Let's take a look at the biggest challenges facing big data that are preventing government agencies from fully utilizing it:
Big data is just too big
The main problem with these collections of information is the fact that there is entirely too much data to reasonably comb through. FedTech contributor Calvin Hennick stated that the EPA expects many sectors within the agency to begin seeing more than 100 million data points collected annually.
The first problem this wave of information poses is in deciding what to do with it all. The 2010 federal data center consolidation initiative is pushing government agencies to centralize their IT needs in order to cull the massive data sprawl that had been created in the previous few years. While this effort has proven worthwhile due to decreases in costs and confusion, it's also cut the number of facilities government agencies can rely on in terms of data storage.
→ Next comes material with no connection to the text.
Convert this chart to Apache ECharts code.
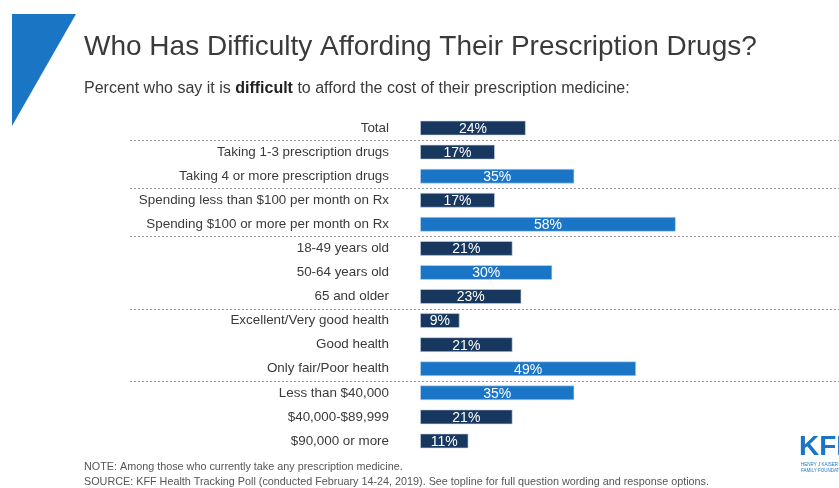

This is a big issue because data collection is only going to increase in the years to come. Cisco's visual networking index predicted that by year's end 2016, global IP traffic will surpass a zettabyte annually. In fact, the report also found that by 2019, traffic is expected to hit an astounding 2 zettabytes every year. That's an incredible amount of information, and collecting and storing even a small portion will continue to prove troublesome.
Big data's size affects analysis, too
The other major challenge agencies must overcome if they wish to utilize big data has to do with analysis. One area that is expected to benefit from big data analytics is the financial sector. Fraud is a problem with every industry, but Wall Street is a particular problem area for the government. The Securities and Exchange Commission could very well use big data to help catch some of these criminals, but CIO Pamela Dyson said in FedTech that the agency is a long way off from being able to comb through the massive amount of information.
"If you can analyze more data faster, you can do deeper examinations or you can examine more registrants," said Dyson. "But there's a lot of data to collect, and right now, the ability and capability of our systems restrict us.